= Limnoforming =

Introducing living organisms in a degraded lake to improve its biological activity

Limnoforming (from Greek: limnee, "lake"; Latin: formo, "to shape", as in shaping, fashioning, molding, modeling) is the process of manipulating the physical or chemical properties of a body of water by introducing organisms which facilitate higher level biological activity, thus impacting the overall ecology of a given body of water, and eventually adjacent ecosystems.

== Process ==
Limnoforming is a process using living organisms to enhance a habitat's abiotic component, ultimately rendering it more conducive to a higher ecological quality. This could be accomplished by introducing a population of organisms, e.g., invertebrates or microbes, en masse to the substrate of a body of water. These organisms would then physically and/or chemically alter the underwater environment to furnish a more suitable substrate for a wider range of biological activity; the result being an increased ecological function (e.g., in trophic dynamics), and thus a higher quality ecological state. Ultimately, limnoforming aims to accelerate the rate of ecological succession in distressed aquatic systems (e.g., lower Green Bay, Lake Michigan), so as to produce a biologically complex climax community in a comparatively short amount of time.

== History ==
The concept of limnoforming originated from the benthic ecology laboratory of Dr. Jerry L. Kaster, School of Freshwater Sciences, University of Wisconsin – Milwaukee. Limnoforming was partially inspired by, and is similar in several aspects to, the concept of terraforming. The two concepts' main similarity is that both aim to accelerate the rate of change occurring in a given environment, in terms of its habitability for a given species or for a number of species, and furthermore, the overall function of its ecology. Instead of creating a habitable ecosystem or biosphere from scratch, limnoforming simply aims to amend degraded earthly aqueous environments less apt to harboring a high quality ecological community into an environment which does support an ecologically flourishing system.

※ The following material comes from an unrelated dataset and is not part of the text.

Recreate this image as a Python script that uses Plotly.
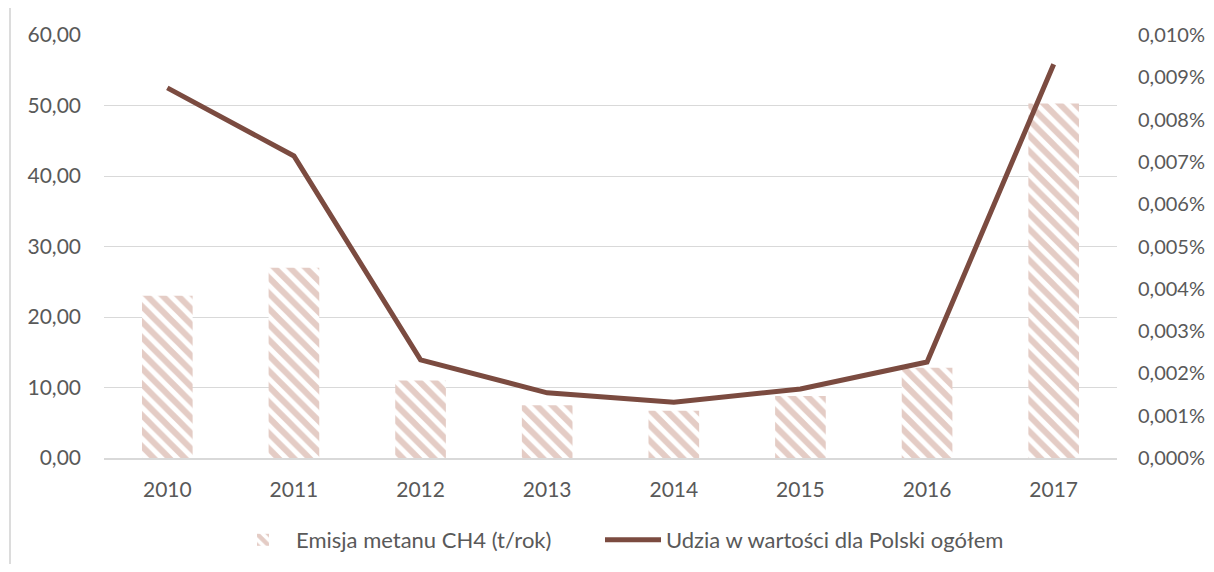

Limnoforming differs from traditional habitat rehabilitation or restoration in that limnoforming is driven by an early sere biological succession process that modifies the physical substrate making it better suited for later seres, whereas rehabilitation/restoration is generally driven by targeting a terminal sere that is poorly adapted at re-forming habitat upon which it depends.

The initial limnoforming study, in Green Bay, Lake Michigan, uses freshwater oligochaetes to re-consolidate highly fluid gyttja substrate (organic black ooze) found extensively in lower Green Bay. The goal is to modify substrate suitability for the mayfly Hexagenia. Historically, this mayfly was found in abundance but the eutrophication of the bay led to their demise in first half of the 20th century.